> **Task requirements**
Skip pictures; extract every line from the one with "Clone this chart in D3.js." through the one with "var dates = d3.range(1948, 2020, 0.5).concat(tailDates);", exactly as written.

> **Data**

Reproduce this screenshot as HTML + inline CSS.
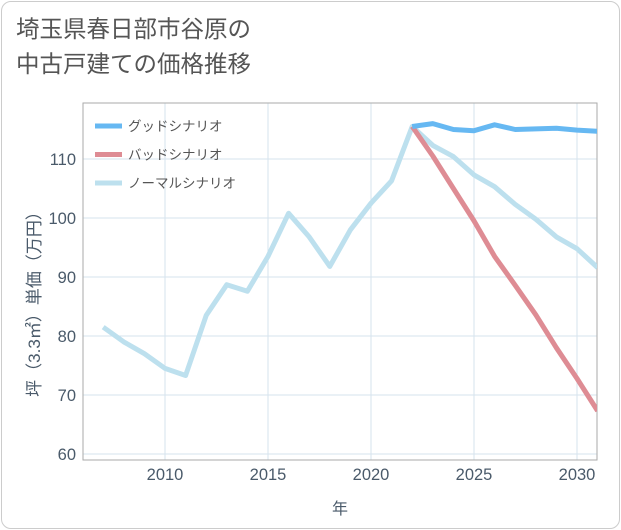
<!DOCTYPE html>
<html><head><meta charset="utf-8"><style>
html,body{margin:0;padding:0;background:#fff;}
#card{position:absolute;left:1px;top:1px;width:617px;height:526px;border:1px solid #ccc;border-radius:10px;background:#fff;}
#title{position:absolute;left:16px;top:12px;font:23.5px/35px "Liberation Sans","Noto Sans CJK JP",sans-serif;color:#555;}
svg{position:absolute;left:0;top:0;}
text{font-family:"Liberation Sans","Noto Sans CJK JP",sans-serif;}
</style></head><body>
<div id="card"></div>
<div id="title">埼玉県春日部市谷原の<br>中古戸建ての価格推移</div>
<svg id="chart" width="621" height="530"></svg>
<script>
const years=[2007,2008,2009,2010,2011,2012,2013,2014,2015,2016,2017,2018,2019,2020,2021,2022,2023,2024,2025,2026,2027,2028,2029,2030,2031];
const normal=[81.5,79,77,74.5,73.3,83.5,88.7,87.6,93.5,100.8,96.8,91.8,98,102.5,106.3,115.5,112.3,110.4,107.3,105.3,102.3,99.8,96.8,94.8,91.6];
const goodYears=[2022,2023,2024,2025,2026,2027,2028,2029,2030,2031];
const good=[115.5,116,115,114.8,115.8,115,115.1,115.2,114.9,114.7];
const bad=[115.5,110.5,105,99.5,93.5,88.6,83.6,78,72.8,67.3];
const xTicks=[2010,2015,2020,2025,2030];
const yTicks=[60,70,80,90,100,110];
const legendNames=["グッドシナリオ","バッドシナリオ","ノーマルシナリオ"];
const L=83,R=597,T=103,B=460;
const xs=y=>165+(y-2010)*20.6;
const ys=v=>454-(v-60)*5.9;
const svg=document.getElementById('chart');
const NS='http://www.w3.org/2000/svg';
function mk(t,a,parent){const e=document.createElementNS(NS,t);for(const k in a)e.setAttribute(k,a[k]);(parent||svg).appendChild(e);return e;}
let e;
xTicks.forEach(t=>{e=mk('line',{x1:xs(t),x2:xs(t),y1:T,y2:B,stroke:'#d5e3ee','stroke-width':1});


e=mk('text',{x:xs(t),y:480,'text-anchor':'middle','font-size':16.5,fill:'#4a5a6a'});e.textContent=t;

});
yTicks.forEach(t=>{e=mk('line',{x1:L,x2:R,y1:ys(t),y2:ys(t),stroke:'#d5e3ee','stroke-width':1});


e=mk('text',{x:76,y:ys(t)+6,'text-anchor':'end','font-size':16.5,fill:'#4a5a6a'});e.textContent=t;

});
e=mk('rect',{x:L,y:T,width:R-L,height:B-T,fill:'none',stroke:'#aaa','stroke-width':1});


e=mk('text',{x:340,y:514,'text-anchor':'middle','font-size':16,fill:'#4a5a6a'});e.textContent='年';


e=mk('text',{x:0,y:0,'text-anchor':'middle','font-size':17,fill:'#4a5a6a',transform:'translate(40,300) rotate(-90)'});e.textContent='坪（3.3㎡）単価（万円）';


const clip=mk('clipPath',{id:'cp'});mk('rect',{x:L,y:T,width:R-L,height:B-T},clip);
function line(xv,yv,color,name){const d=xv.map((x,i)=>(i?'L':'M')+xs(x).toFixed(1)+','+ys(yv[i]).toFixed(1)).join(' ');
const p=mk('path',{d:d,fill:'none',stroke:color,'stroke-width':5,'stroke-linejoin':'round','clip-path':'url(#cp)'});

}
line(years,normal,'#bde0ee','normal-scenario-line');
line(goodYears,bad,'#de8c94','bad-scenario-line');
line(goodYears,good,'#66b8f2','good-scenario-line');
const lc=['#66b8f2','#de8c94','#bde0ee'];
legendNames.forEach((n,i)=>{const y=126+i*28.5;
e=mk('line',{x1:95,x2:122,y1:y,y2:y,stroke:lc[i],'stroke-width':5});


e=mk('text',{x:128,y:y+5,'font-size':13.5,fill:'#555'});e.textContent=n;

});
</script>
</body></html>
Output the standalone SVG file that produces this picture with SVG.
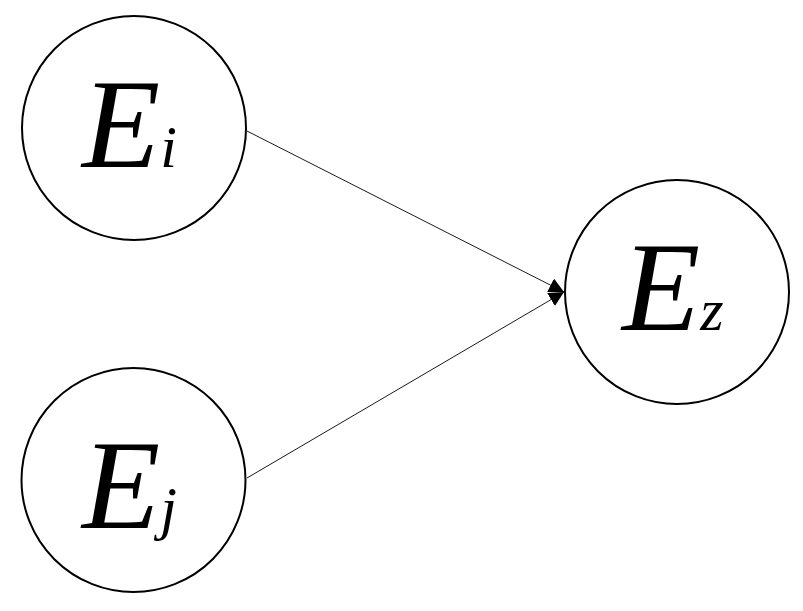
<svg xmlns="http://www.w3.org/2000/svg" width="803" height="611" viewBox="0 0 803 611">
<style>
.node circle{fill:#fff;stroke:#000;stroke-width:2}
.lbl{font-family:"Liberation Serif","Times New Roman",serif;font-style:italic;fill:#000}
.big{font-size:128px}
.sub{font-size:60px}
.conn{stroke:#000;stroke-width:0.9;fill:none;marker-end:url(#arr)}
</style>
<defs>
<marker id="arr" viewBox="0 0 15 15" refX="15" refY="7.5" markerWidth="15" markerHeight="15" markerUnits="userSpaceOnUse" orient="auto">
<path d="M0,0 L15,7.5 L0,15 Z" fill="#000"/>
</marker>
</defs>
<rect width="803" height="611" fill="#fff"/>
<g id="connectors">
<line class="conn" x1="247" y1="131" x2="564" y2="292"/>
<line class="conn" x1="247" y1="478" x2="564" y2="292"/>
</g>
<g id="node-Ei" class="node">
<circle cx="134" cy="128" r="112"/>
<text class="lbl" x="82" y="167"><tspan class="big">E</tspan><tspan class="sub">i</tspan></text>
</g>
<g id="node-Ej" class="node">
<circle cx="133.5" cy="480" r="112"/>
<text class="lbl" x="82" y="528"><tspan class="big">E</tspan><tspan class="sub">j</tspan></text>
</g>
<g id="node-Ez" class="node">
<circle cx="677" cy="292" r="112"/>
<text class="lbl" x="622" y="330"><tspan class="big">E</tspan><tspan class="sub">z</tspan></text>
</g>
</svg>
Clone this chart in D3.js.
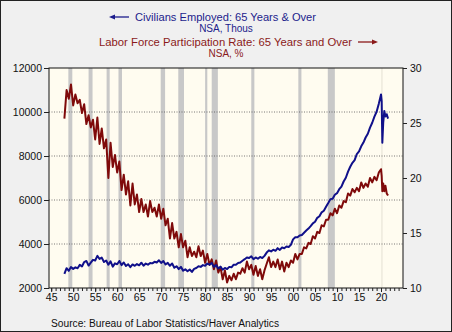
<!DOCTYPE html>
<html>
<head>
<meta charset="utf-8">
<script src="https://cdn.jsdelivr.net/npm/d3@7"></script>
<style>
  body { margin: 0; }
  text { font-family: "Liberation Sans", Arial, sans-serif; }
</style>
</head>
<body>
<script>
// semiannual points 1948.0 .. 2019.5, then a denser tail through the 2020 drop
var tailDates = [2020.0, 2020.15, 2020.3, 2020.5, 2020.75, 2021.0, 2021.3, 2021.6];
var dates = d3.range(1948, 2020, 0.5).concat(tailDates);

// Civilians Employed: 65 Years & Over, thousands (left axis)
var employed = [
  2640, 2900, 2780, 2950, 2870, 2940, 2900, 3050, 2980, 3180,
  3230, 3020, 3150, 3280, 3250, 3460, 3320, 3380, 3180, 3250,
  3060, 3210, 2970, 3120, 3080, 3230, 3040, 3160, 3000, 3080,
  2950, 3070, 3010, 3090, 3030, 3150, 3010, 3110, 3060, 3140,
  3120, 3190, 3160, 3260, 3140, 3230, 3070, 3140, 3010, 3110,
  2920, 2990, 2860, 2960, 2790, 2850, 2760, 2840, 2730, 2870,
  2910, 2990, 2960, 3040, 3010, 3110, 3060, 3140, 2960, 3040,
  2890, 2970, 2830, 2910, 2860, 2960, 2940, 3060, 3060, 3140,
  3160, 3240, 3310, 3390, 3360, 3440, 3310, 3390, 3330, 3410,
  3360, 3460, 3610, 3710, 3660, 3740, 3690, 3810, 3730, 3840,
  3810, 3890, 3860, 3960, 4210, 4310, 4310, 4390, 4410, 4510,
  4610, 4700, 4810, 4940, 5010, 5190, 5260, 5440, 5510, 5690,
  5860, 6040, 6060, 6240, 6310, 6490, 6610, 6840, 7010, 7290,
  7510, 7690, 7810, 8090, 8210, 8440, 8610, 8840, 9010, 9290,
  9510, 9790, 10010, 10380,
  10800, 10500, 8600, 9500, 10050, 9800, 9900, 9700
];

// Labor Force Participation Rate: 65 Years and Over, % (right axis)
var participation = [
  25.4, 28.0, 27.2, 28.5, 26.6, 27.6, 26.8, 27.1, 25.9, 26.7,
  24.9, 25.7, 24.6, 25.3, 23.5, 25.5, 23.1, 24.5, 22.7, 23.5,
  20.0, 23.2, 21.0, 22.1, 20.5, 21.5, 18.9, 20.3, 18.5, 19.7,
  17.5, 19.5, 17.6, 18.5, 16.9, 18.1, 16.9, 17.6, 16.5, 17.9,
  16.9, 17.3, 16.5, 17.6, 16.3, 17.2, 15.7, 16.3, 14.5, 15.9,
  14.5, 15.1, 13.7, 14.9, 13.7, 14.3, 12.8, 13.7, 12.9, 13.3,
  12.8, 13.8, 12.9, 13.4, 12.3, 13.1, 12.1, 12.6, 11.7, 12.5,
  11.4, 11.9, 10.8, 11.6, 10.5, 11.1, 10.7, 11.3, 10.8, 11.4,
  11.3, 11.8, 11.4, 12.4, 11.7, 12.1, 11.2, 12.0, 11.1, 11.7,
  10.8, 11.6, 12.2, 12.8, 11.9, 12.4, 11.9, 12.6, 11.7, 12.4,
  11.5, 12.3, 11.9, 12.5, 12.3, 13.1, 12.6, 13.1, 13.1, 13.7,
  13.6, 14.1, 14.0, 14.7, 14.5, 15.1, 15.0, 15.7, 15.6, 16.2,
  16.2, 16.8, 16.6, 17.2, 16.8, 17.5, 17.3, 17.9, 17.8, 18.6,
  18.4, 19.0, 18.7, 19.1, 18.8, 19.6, 19.1, 19.5, 19.2, 20.0,
  19.6, 20.1, 19.8, 20.5,
  20.8, 20.2, 18.8, 19.5, 18.8, 19.3, 18.6, 18.4
];

// recessions (start, end) in fractional years
var recessions = [
  [1948.9, 1949.8], [1953.5, 1954.4], [1957.6, 1958.3], [1960.3, 1961.1],
  [1969.9, 1970.9], [1973.9, 1975.2], [1980.0, 1980.5], [1981.5, 1982.9],
  [1990.5, 1991.2], [2001.2, 2001.9], [2007.9, 2009.5], [2020.1, 2020.3]
];

var leftTicks = [2000, 4000, 6000, 8000, 10000, 12000];
var rightTicks = [10, 15, 20, 25, 30];
var xLabelYears = d3.range(1945, 2021, 5);

var W = 452, H = 332;
var margin = {top: 68, right: 49, bottom: 44, left: 49},
    width = W - margin.left - margin.right,
    height = H - margin.top - margin.bottom;

var navy = "#10108a", maroon = "#7f0a0a";

var svg = d3.select("body").append("svg")
    .attr("width", W)
    .attr("height", H);

svg.append("rect")
    .attr("x", 0.5).attr("y", 0.5)
    .attr("width", W - 1).attr("height", H - 1)
    .attr("fill", "#f0f0f0")
    .attr("stroke", "#222");

// titles
function arrow(x1, x2, y, color) {
  var dir = x2 > x1 ? 1 : -1;
  svg.append("line")
    .attr("x1", x1).attr("x2", x2 - dir * 4).attr("y1", y).attr("y2", y)
    .attr("stroke", color).attr("stroke-width", 1.3);
  svg.append("path")
    .attr("d", "M" + x2 + "," + y + "L" + (x2 - dir * 6) + "," + (y - 2.5) + "L" + (x2 - dir * 6) + "," + (y + 2.5) + "Z")
    .attr("fill", color);
}

svg.append("text").attr("x", 135).attr("y", 21)
    .attr("font-size", 11).attr("fill", "#1c1c8c")
    .attr("textLength", 181).attr("lengthAdjust", "spacingAndGlyphs")
    .text("Civilians Employed: 65 Years & Over");
arrow(129, 109, 17, "#1c1c8c");
svg.append("text").attr("x", 226).attr("y", 31.5).attr("text-anchor", "middle")
    .attr("font-size", 10).attr("fill", "#1c1c8c")
    .text("NSA, Thous");

svg.append("text").attr("x", 99).attr("y", 46)
    .attr("font-size", 11).attr("fill", "#8b1a1a")
    .attr("textLength", 253).attr("lengthAdjust", "spacingAndGlyphs")
    .text("Labor Force Participation Rate: 65 Years and Over");
arrow(358, 378, 42, "#8b1a1a");
svg.append("text").attr("x", 226).attr("y", 56.5).attr("text-anchor", "middle")
    .attr("font-size", 10).attr("fill", "#8b1a1a")
    .text("NSA, %");

var g = svg.append("g")
    .attr("transform", "translate(" + margin.left + "," + margin.top + ")");

var x = d3.scaleLinear().domain([1944.5, 2025]).range([0, width]);
var yL = d3.scaleLinear().domain([2000, 12000]).range([height, 0]);
var yR = d3.scaleLinear().domain([10, 30]).range([height, 0]);

g.append("rect")
    .attr("width", width).attr("height", height)
    .attr("fill", "#fffcf0");

// recession shading
g.selectAll(".rec")
    .data(recessions)
    .enter().append("rect")
    .attr("class", "rec")
    .attr("x", function(d) { return x(d[0]); })
    .attr("width", function(d) { return Math.max(1, x(d[1]) - x(d[0])); })
    .attr("y", 0).attr("height", height)
    .attr("fill", function(d) { return d[0] > 2019 ? "#e4e0d4" : "#c8c8c8"; });

// dotted gridlines
g.selectAll(".grid")
    .data(leftTicks.slice(1, -1))
    .enter().append("line")
    .attr("class", "grid")
    .attr("x1", 0).attr("x2", width)
    .attr("y1", function(d) { return yL(d); })
    .attr("y2", function(d) { return yL(d); })
    .attr("stroke", "#555")
    .attr("stroke-dasharray", "1,1.5")
    .attr("stroke-width", 0.8);

var pts = dates.map(function(t, i) { return {t: t, e: employed[i], p: participation[i]}; });

g.append("path")
    .datum(pts)
    .attr("fill", "none")
    .attr("stroke", maroon)
    .attr("stroke-width", 2)
    .attr("stroke-linejoin", "round")
    .attr("d", d3.line().x(function(d) { return x(d.t); }).y(function(d) { return yR(d.p); }));

g.append("path")
    .datum(pts)
    .attr("fill", "none")
    .attr("stroke", navy)
    .attr("stroke-width", 2)
    .attr("stroke-linejoin", "round")
    .attr("d", d3.line().x(function(d) { return x(d.t); }).y(function(d) { return yL(d.e); }));

g.append("rect")
    .attr("width", width).attr("height", height)
    .attr("fill", "none").attr("stroke", "#111");

// axes
var axL = g.append("g")
    .call(d3.axisLeft(yL).tickValues(leftTicks).tickSize(5).tickPadding(2).tickFormat(d3.format("d")));
var axR = g.append("g")
    .attr("transform", "translate(" + width + ",0)")
    .call(d3.axisRight(yR).tickValues(rightTicks).tickSize(4).tickPadding(3));
var axMinor = g.append("g")
    .attr("transform", "translate(0," + height + ")")
    .call(d3.axisBottom(x).tickValues(d3.range(1945, 2025, 1)).tickSize(3).tickFormat(""));
var axB = g.append("g")
    .attr("transform", "translate(0," + height + ")")
    .call(d3.axisBottom(x).tickValues(xLabelYears).tickSize(4).tickPadding(2)
      .tickFormat(function(d) { return d3.format("02d")(d % 100); }));

[axL, axR, axMinor, axB].forEach(function(a) {
  a.select(".domain").remove();
  a.selectAll("line").attr("stroke", "#222");
  a.selectAll("text").attr("font-size", 10.5).attr("fill", "#111")
    .attr("font-family", "'Liberation Sans', Arial, sans-serif");
});

svg.append("text")
    .attr("x", 51).attr("y", 327)
    .attr("font-size", 10).attr("fill", "#111")
    .attr("textLength", 228).attr("lengthAdjust", "spacingAndGlyphs")
    .text("Source:  Bureau of Labor Statistics/Haver Analytics");
</script>
</body>
</html>
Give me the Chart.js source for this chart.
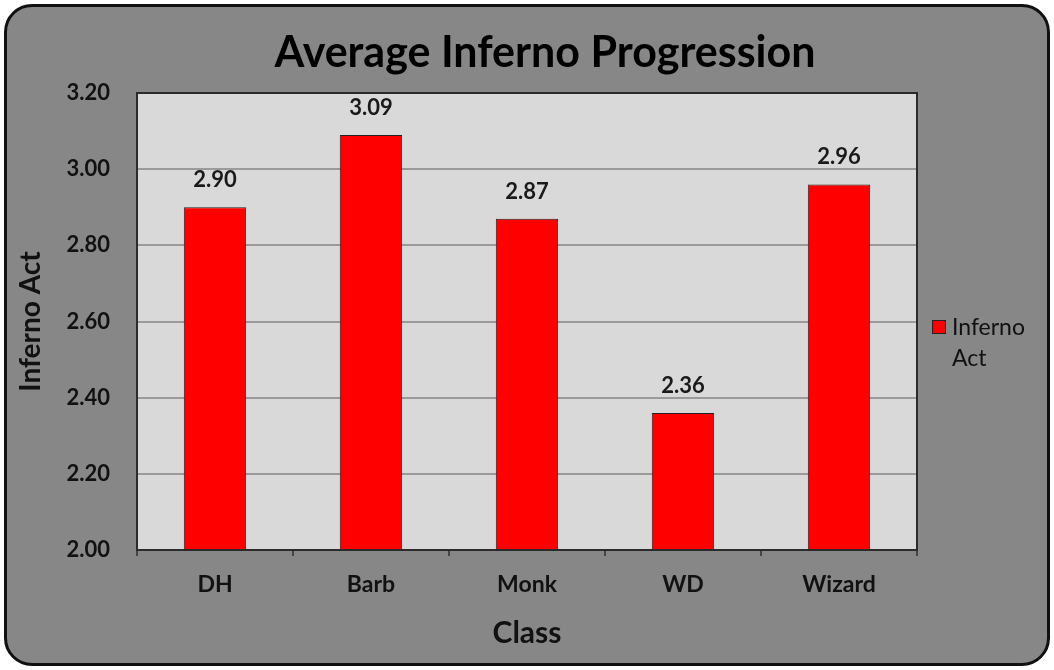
<!DOCTYPE html>
<html>
<head>
<meta charset="utf-8">
<script src="https://cdn.jsdelivr.net/npm/chart.js@4"></script>
<style>
  html, body { margin: 0; padding: 0; background: #fff; }
  #wrap { position: relative; width: 1054px; height: 670px; }
  #frame {
    position: absolute; left: 4px; top: 4px; width: 1040px; height: 656px;
    border: 3px solid #111; border-radius: 28px; background: #878787;
  }
  #chart { position: absolute; left: 0; top: 0; }
</style>
</head>
<body>
<div id="wrap">
  <div id="frame"></div>
  <canvas id="chart" width="1054" height="670"></canvas>
</div>
<script>
// Données du graphique
const chartTitle = 'Average Inferno Progression';
const categories = ['DH', 'Barb', 'Monk', 'WD', 'Wizard'];
const seriesName = 'Inferno Act';
const infernoAct = [2.90, 3.09, 2.87, 2.36, 2.96];
const yMin = 2.0;
const yMax = 3.2;
const yStep = 0.2;

const FONT = 'Lato, "Open Sans", sans-serif';

// Fond + bordure de la zone de tracé
const plotAreaPlugin = {
  id: 'plotArea',
  beforeDraw(chart) {
    const { ctx, chartArea: a } = chart;
    ctx.save();
    ctx.fillStyle = '#d9d9d9';
    ctx.fillRect(a.left, a.top, a.right - a.left, a.bottom - a.top);
    ctx.restore();
  },
  afterDatasetsDraw(chart) {
    const { ctx, chartArea: a } = chart;
    ctx.save();
    ctx.strokeStyle = '#2b2b2b';
    ctx.lineWidth = 2;
    ctx.strokeRect(a.left, a.top, a.right - a.left, a.bottom - a.top);
    ctx.restore();
  }
};

// Titre, étiquettes de valeurs et légende
const annotationsPlugin = {
  id: 'annotations',
  afterDraw(chart) {
    const { ctx, chartArea: a } = chart;
    ctx.save();
    ctx.fillStyle = '#000';
    ctx.textAlign = 'center';
    ctx.textBaseline = 'alphabetic';
    ctx.font = 'bold 43px ' + FONT;
    ctx.fillText(chartTitle, 545, 67);

    ctx.textBaseline = 'middle';
    ctx.font = 'bold 22px ' + FONT;
    ctx.fillStyle = '#1a1a1a';
    const meta = chart.getDatasetMeta(0);
    meta.data.forEach((bar, i) => {
      const v = chart.data.datasets[0].data[i];
      ctx.fillText(v.toFixed(2), bar.x, bar.y - 27);
    });

    // légende
    const ds = chart.data.datasets[0];
    const lx = a.right + 15;
    const ly = 320;
    ctx.fillStyle = ds.backgroundColor;
    ctx.fillRect(lx, ly, 14, 14);
    ctx.strokeStyle = '#222';
    ctx.lineWidth = 1;
    ctx.strokeRect(lx + 0.5, ly + 0.5, 13, 13);
    ctx.fillStyle = '#111';
    ctx.textAlign = 'left';
    ctx.font = '23px ' + FONT;
    const words = ds.label.split(' ');
    ctx.fillText(words[0], lx + 20, ly + 8);
    ctx.fillText(words.slice(1).join(' '), lx + 20, ly + 39);
    ctx.restore();
  }
};

new Chart(document.getElementById('chart'), {
  type: 'bar',
  data: {
    labels: categories,
    datasets: [{
      label: seriesName,
      data: infernoAct,
      backgroundColor: '#ff0000',
      borderColor: '#222',
      borderWidth: 1,
      borderSkipped: false,
      barPercentage: 0.4,
      categoryPercentage: 1.0
    }]
  },
  options: {
    responsive: false,
    animation: false,
    layout: { padding: { top: 93, left: 8, right: 137, bottom: 8 } },
    plugins: {
      legend: { display: false },
      tooltip: { enabled: false },
      title: { display: false }
    },
    scales: {
      x: {
        offset: true,
        grid: { drawOnChartArea: false, drawTicks: true, tickLength: 6, offset: true, color: '#444', lineWidth: 2 },
        border: { display: true, color: '#2b2b2b', width: 2 },
        ticks: { color: '#111', padding: 15, font: { family: FONT, size: 23, weight: 'bold' } },
        title: {
          display: true, text: 'Class', color: '#111',
          font: { family: FONT, size: 30, weight: 'bold' },
          padding: { top: 0, bottom: 11 }
        },
        afterFit(scale) { scale.height = 112; }
      },
      y: {
        min: yMin,
        max: yMax,
        grid: { color: '#9a9a9a', lineWidth: 2, drawTicks: false },
        border: { display: true, color: '#2b2b2b', width: 2 },
        ticks: {
          stepSize: yStep,
          color: '#111',
          padding: 27,
          font: { family: FONT, size: 22, weight: 'bold' },
          callback: (v) => Number(v).toFixed(2)
        },
        title: {
          display: true, text: 'Inferno Act', color: '#111',
          font: { family: FONT, size: 28, weight: 'bold' },
          padding: { top: 6, bottom: 0 }
        },
        afterFit(scale) { scale.width = 129; }
      }
    }
  },
  plugins: [plotAreaPlugin, annotationsPlugin]
});
</script>
</body>
</html>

> **Complete answer**
Clone this chart in D3.js.
<!DOCTYPE html>
<html>
<head>
<meta charset="utf-8">
<script src="https://cdn.jsdelivr.net/npm/d3@7"></script>
<style>
  body { margin: 0; }
  text { font-family: "Liberation Sans", Arial, sans-serif; }
</style>
</head>
<body>
<script>
// semiannual points 1948.0 .. 2019.5, then a denser tail through the 2020 drop
var tailDates = [2020.0, 2020.15, 2020.3, 2020.5, 2020.75, 2021.0, 2021.3, 2021.6];
var dates = d3.range(1948, 2020, 0.5).concat(tailDates);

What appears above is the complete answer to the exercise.